5: Many pieces of marketing material for the investment, VMS Mortgage Investors Fund, repeatedly stressed its guarantees and safety. They include the August 15, 1988, DI Sales Action Worksheet from the firm’s Direct Investment Group and “Southwest Region DIG Product Snapshot.” The guarantees and the stress of safety were also made in undated marketing material by VMS Realty Partners, the fund’s general partner. That material includes documents headlined “The Ideal Qualified Plan Investment” and “Let Your Client Be the Banker.”
6–9: The magnitude, means, and duration of many elements of the Prudential-Bache fraud are discussed in filings by the Securities and Exchange Commission in the case captioned “In the Matter of Prudential Securities Incorporated,” administrative proceeding file no. 3–8209. The agency’s findings are included in the Order Instituting Public Proceedings, Making Findings and Imposing Sanctions, release no. 33082, which was filed as case number 93 Civ. 2164 in Federal District Court in Washington, D.C., on October 21, 1993.
Also, see United States of America v. Prudential Securities Incorporated. The criminal complaint in that action was submitted to the Honorable Leonard Berkinow, United States Magistrate for the Southern District of New York, on October 27, 1994. Resolution for that case is scheduled for the fourth week of October 1997.
In the criminal case regarding the firm’s sale of $1.4 billion of energy partnerships, Prudential’s lawyers with the firm of Davis, Polk & Wardwell admit in court filings that the Direct Investment Group knowingly disseminated false information to the brokerage force that was used in the sales of partnerships.
CHAPTER 1
15: The effects of May Day on commission rates are described in “Rate War Rages Among Brokers,” New York Times, May 30, 1975.

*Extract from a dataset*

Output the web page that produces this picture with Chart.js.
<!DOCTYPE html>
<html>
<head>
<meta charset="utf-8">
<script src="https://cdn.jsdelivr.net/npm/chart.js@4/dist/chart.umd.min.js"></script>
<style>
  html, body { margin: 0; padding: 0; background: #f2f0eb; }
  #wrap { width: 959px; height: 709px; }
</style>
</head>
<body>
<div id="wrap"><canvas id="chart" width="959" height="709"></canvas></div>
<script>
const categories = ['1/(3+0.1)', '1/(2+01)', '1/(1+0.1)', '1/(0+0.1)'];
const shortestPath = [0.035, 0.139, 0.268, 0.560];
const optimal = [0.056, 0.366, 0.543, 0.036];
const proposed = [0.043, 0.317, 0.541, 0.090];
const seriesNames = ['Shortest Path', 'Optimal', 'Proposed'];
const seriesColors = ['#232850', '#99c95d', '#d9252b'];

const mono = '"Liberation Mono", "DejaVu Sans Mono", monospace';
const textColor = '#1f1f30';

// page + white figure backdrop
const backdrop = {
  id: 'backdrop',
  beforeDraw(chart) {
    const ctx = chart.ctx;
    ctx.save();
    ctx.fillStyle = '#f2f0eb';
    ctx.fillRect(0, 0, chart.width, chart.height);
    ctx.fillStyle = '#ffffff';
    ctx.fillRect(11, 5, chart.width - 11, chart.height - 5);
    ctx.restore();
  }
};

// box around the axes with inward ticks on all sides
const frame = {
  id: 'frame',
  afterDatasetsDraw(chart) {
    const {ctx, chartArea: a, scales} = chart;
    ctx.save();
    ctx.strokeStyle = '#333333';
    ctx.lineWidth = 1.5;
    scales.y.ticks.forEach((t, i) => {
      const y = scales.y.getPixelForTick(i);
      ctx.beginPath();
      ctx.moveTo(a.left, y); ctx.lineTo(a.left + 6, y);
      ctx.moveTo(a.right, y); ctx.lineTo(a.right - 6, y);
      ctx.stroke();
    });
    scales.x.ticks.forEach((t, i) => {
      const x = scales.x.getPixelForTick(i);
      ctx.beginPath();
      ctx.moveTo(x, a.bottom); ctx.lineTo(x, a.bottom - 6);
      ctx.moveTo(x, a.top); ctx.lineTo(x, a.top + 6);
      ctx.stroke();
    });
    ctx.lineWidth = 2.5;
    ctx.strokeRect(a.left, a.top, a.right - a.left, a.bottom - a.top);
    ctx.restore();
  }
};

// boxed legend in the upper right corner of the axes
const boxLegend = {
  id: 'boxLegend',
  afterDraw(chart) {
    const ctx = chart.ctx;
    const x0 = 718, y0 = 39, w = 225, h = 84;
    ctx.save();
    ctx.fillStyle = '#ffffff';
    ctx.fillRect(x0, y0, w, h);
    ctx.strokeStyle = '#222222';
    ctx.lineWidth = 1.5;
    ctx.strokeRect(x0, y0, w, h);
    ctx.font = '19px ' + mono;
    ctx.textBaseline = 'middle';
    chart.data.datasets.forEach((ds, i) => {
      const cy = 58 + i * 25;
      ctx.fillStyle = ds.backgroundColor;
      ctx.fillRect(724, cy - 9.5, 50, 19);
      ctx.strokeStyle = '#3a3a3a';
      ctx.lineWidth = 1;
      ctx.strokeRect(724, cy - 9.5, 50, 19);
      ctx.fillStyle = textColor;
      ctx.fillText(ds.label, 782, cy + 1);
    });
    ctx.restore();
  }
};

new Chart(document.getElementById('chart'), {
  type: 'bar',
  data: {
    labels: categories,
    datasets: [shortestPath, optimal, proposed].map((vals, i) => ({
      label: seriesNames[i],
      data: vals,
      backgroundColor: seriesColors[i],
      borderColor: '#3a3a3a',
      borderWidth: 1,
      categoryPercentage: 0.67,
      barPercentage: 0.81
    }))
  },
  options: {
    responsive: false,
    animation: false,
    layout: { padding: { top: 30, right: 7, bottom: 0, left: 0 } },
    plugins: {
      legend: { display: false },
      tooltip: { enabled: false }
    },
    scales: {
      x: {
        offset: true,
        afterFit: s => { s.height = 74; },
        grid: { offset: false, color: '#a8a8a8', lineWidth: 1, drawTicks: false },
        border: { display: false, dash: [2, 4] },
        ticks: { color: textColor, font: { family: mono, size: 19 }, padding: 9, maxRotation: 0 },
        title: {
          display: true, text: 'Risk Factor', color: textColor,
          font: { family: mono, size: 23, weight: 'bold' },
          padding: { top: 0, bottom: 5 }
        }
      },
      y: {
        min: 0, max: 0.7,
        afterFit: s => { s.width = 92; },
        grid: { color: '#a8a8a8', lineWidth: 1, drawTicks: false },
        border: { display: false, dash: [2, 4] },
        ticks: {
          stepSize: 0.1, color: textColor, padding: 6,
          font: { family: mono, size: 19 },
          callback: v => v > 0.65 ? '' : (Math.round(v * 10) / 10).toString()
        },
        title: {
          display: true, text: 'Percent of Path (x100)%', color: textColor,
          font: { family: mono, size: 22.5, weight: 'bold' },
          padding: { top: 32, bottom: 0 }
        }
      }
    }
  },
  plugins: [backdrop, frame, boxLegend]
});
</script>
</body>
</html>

25–27: The description of Darr’s encounter with Herb Jacobi comes from a series of secret tape recordings made by an associate of the men and obtained by the author. Further details are provided in “An Early Warning Haunts Prudential,” New York Times, May 2, 1994.
When first asked about the matter by the author, Darr, through one of his lawyers, denied that he had received any payments. Later, after the author described the checks and deposit slips, his lawyers acknowledged that Darr received money from both First Eastern Corporation and Rothchild Reserve International.
They said a $50,000 check from Rothchild was for personal consulting and a $30,000 payment from First Eastern was a fee for a leveraged lease airplane tax shelter that was never completed. The author notes that the second explanation is the same as the cover story discussed with Jacobi.
In both instances, the lawyers said the payments were approved by Josephthal. Former senior Josephthal executives, including Michael DeMarco, in subsequent on-the-record interviews with the author, denied that they had any prior knowledge of the payments. These executives also said they never would have approved them because of the conflicts of interest they created.
Darr declined to be questioned personally by the author about the payments. In depositions under oath for lawsuits, Darr’s lawyers have refused to allow him to answer any questions about his relationships with First Eastern and Rothchild, or about anything involving his time at Josephthal. They also objected to his being questioned about his Josephthal days in testimony to the Securities and Exchange Commission in 1991; the government lawyer dropped that line of inquiry.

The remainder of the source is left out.